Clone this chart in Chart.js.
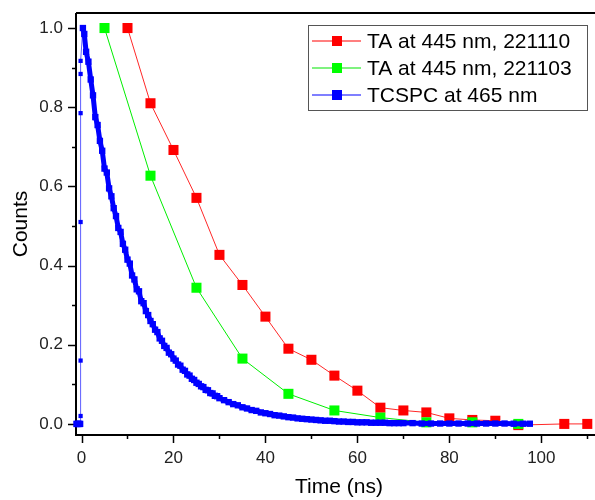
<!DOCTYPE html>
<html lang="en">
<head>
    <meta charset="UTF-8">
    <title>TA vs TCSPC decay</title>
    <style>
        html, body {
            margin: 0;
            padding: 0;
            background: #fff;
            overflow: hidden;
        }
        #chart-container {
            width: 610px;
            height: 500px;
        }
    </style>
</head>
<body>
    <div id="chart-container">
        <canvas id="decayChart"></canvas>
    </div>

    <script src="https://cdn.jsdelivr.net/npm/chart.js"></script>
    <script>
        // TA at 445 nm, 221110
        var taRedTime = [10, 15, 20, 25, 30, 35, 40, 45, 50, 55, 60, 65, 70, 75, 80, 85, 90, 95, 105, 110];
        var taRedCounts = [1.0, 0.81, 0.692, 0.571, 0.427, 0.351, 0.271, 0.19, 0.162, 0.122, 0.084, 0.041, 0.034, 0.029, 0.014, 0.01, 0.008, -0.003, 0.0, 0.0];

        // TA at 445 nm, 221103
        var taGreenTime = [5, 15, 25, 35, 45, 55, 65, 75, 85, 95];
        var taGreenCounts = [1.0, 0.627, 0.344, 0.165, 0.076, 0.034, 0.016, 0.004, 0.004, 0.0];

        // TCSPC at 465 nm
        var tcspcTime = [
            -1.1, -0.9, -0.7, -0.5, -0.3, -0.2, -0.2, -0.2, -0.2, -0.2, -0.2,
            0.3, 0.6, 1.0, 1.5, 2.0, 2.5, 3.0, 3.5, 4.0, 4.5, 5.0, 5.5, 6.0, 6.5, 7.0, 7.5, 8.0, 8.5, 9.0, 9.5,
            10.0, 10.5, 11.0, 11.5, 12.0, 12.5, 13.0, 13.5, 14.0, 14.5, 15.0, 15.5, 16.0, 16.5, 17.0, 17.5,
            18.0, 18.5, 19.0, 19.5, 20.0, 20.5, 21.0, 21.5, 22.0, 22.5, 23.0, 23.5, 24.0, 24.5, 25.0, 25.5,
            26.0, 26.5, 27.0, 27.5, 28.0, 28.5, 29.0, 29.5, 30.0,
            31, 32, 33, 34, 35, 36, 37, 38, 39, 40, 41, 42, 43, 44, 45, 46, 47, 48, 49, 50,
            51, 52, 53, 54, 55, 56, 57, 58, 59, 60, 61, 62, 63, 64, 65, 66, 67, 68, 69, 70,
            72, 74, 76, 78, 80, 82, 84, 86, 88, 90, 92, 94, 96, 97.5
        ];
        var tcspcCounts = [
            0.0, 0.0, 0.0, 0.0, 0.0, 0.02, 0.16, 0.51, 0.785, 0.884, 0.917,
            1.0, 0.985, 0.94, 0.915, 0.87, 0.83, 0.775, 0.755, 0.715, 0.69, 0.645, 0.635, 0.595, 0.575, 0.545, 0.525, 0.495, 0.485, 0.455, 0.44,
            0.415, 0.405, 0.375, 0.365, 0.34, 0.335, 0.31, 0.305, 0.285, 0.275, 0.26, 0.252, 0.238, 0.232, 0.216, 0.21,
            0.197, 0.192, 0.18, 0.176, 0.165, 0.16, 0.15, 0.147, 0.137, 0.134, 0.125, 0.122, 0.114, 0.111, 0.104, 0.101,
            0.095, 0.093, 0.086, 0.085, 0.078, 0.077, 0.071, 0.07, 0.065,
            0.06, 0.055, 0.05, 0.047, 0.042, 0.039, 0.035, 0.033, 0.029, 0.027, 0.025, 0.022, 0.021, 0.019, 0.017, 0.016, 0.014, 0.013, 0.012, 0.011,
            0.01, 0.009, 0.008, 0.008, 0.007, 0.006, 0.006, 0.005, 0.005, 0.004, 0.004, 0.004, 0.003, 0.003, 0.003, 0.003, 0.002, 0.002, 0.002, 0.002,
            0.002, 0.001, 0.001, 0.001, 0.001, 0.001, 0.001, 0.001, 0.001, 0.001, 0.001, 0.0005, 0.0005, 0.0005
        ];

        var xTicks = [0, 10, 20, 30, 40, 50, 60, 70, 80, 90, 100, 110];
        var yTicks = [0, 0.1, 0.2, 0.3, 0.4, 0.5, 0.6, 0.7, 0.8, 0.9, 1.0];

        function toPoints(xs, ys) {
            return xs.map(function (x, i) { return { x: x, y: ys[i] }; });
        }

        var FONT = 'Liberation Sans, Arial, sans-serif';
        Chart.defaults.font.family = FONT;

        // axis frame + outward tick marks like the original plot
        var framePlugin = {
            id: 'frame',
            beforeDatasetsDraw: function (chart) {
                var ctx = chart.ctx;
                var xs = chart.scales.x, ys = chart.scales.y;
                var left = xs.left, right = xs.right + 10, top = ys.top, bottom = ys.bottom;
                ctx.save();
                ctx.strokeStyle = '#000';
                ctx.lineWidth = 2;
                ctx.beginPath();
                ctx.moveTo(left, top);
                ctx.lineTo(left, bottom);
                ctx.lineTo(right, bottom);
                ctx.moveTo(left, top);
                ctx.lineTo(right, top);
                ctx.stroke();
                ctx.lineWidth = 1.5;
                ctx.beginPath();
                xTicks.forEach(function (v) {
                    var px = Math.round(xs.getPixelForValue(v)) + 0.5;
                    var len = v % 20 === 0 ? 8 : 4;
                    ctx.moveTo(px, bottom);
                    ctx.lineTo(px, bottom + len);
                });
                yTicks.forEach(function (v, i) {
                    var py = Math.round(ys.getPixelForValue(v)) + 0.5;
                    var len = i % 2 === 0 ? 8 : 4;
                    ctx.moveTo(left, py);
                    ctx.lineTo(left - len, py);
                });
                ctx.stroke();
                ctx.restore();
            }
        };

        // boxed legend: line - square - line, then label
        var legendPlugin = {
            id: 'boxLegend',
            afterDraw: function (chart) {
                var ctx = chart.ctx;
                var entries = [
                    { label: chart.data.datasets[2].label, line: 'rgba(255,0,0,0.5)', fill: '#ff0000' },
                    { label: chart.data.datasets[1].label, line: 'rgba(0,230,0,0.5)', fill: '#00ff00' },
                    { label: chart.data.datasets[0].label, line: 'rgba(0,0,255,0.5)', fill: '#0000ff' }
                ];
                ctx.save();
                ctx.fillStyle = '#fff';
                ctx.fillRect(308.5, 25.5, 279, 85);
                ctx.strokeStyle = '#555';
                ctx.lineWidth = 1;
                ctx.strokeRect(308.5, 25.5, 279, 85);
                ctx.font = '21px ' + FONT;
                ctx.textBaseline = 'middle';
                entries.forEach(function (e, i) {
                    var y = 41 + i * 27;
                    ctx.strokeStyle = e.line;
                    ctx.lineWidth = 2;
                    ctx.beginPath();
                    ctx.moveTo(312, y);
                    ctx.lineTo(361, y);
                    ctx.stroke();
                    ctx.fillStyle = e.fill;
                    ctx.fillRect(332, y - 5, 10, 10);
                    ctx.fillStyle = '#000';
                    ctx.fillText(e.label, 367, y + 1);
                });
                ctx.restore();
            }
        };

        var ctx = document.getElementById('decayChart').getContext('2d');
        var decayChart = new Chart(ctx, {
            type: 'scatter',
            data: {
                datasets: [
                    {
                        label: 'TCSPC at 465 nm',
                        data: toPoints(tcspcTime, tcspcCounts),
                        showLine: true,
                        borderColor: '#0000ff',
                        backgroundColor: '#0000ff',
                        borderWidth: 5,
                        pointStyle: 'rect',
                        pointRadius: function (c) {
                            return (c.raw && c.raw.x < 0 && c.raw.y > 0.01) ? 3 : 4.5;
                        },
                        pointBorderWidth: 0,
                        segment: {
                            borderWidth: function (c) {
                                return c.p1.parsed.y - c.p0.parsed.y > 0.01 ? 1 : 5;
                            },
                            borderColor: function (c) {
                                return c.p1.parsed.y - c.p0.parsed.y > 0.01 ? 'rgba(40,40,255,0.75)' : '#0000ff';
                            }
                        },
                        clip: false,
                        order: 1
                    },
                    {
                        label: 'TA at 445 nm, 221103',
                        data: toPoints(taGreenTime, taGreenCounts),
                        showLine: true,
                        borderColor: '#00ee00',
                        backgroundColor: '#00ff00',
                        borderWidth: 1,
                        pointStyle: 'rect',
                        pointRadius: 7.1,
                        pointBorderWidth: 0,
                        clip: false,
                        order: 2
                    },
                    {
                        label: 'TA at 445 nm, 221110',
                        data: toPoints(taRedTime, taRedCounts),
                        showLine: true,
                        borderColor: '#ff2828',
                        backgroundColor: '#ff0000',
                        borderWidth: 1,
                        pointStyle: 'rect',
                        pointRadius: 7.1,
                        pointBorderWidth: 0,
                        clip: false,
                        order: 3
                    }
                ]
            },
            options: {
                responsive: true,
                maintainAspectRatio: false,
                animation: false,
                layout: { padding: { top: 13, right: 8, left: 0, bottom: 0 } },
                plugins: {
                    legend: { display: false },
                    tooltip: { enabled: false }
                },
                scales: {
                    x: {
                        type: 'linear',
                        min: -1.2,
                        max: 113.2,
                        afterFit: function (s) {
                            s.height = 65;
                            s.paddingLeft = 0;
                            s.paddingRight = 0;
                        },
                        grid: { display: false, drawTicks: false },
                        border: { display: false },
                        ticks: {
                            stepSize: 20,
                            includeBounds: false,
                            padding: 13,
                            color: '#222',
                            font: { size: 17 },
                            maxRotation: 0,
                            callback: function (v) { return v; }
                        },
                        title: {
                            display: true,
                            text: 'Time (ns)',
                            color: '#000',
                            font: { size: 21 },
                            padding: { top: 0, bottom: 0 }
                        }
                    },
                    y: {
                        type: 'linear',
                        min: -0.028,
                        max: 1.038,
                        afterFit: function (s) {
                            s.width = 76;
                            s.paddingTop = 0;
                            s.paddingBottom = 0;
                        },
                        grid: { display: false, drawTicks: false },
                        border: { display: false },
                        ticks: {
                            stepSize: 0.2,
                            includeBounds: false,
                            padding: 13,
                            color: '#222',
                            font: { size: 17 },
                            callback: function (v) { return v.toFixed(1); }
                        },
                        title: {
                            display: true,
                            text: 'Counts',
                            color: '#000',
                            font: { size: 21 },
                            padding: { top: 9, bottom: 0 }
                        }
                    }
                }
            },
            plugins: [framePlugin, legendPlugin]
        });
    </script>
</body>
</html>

————

**EXERCISE AIM**
Repeat the listing above up to and including the line with "0.004, 0.004, 0.0];", starting from its first line. Drop any pictures.

**OUTPUT**
Clone this chart in Chart.js.
<!DOCTYPE html>
<html lang="en">
<head>
    <meta charset="UTF-8">
    <title>TA vs TCSPC decay</title>
    <style>
        html, body {
            margin: 0;
            padding: 0;
            background: #fff;
            overflow: hidden;
        }
        #chart-container {
            width: 610px;
            height: 500px;
        }
    </style>
</head>
<body>
    <div id="chart-container">
        <canvas id="decayChart"></canvas>
    </div>

    <script src="https://cdn.jsdelivr.net/npm/chart.js"></script>
    <script>
        // TA at 445 nm, 221110
        var taRedTime = [10, 15, 20, 25, 30, 35, 40, 45, 50, 55, 60, 65, 70, 75, 80, 85, 90, 95, 105, 110];
        var taRedCounts = [1.0, 0.81, 0.692, 0.571, 0.427, 0.351, 0.271, 0.19, 0.162, 0.122, 0.084, 0.041, 0.034, 0.029, 0.014, 0.01, 0.008, -0.003, 0.0, 0.0];

        // TA at 445 nm, 221103
        var taGreenTime = [5, 15, 25, 35, 45, 55, 65, 75, 85, 95];
        var taGreenCounts = [1.0, 0.627, 0.344, 0.165, 0.076, 0.034, 0.016, 0.004, 0.004, 0.0];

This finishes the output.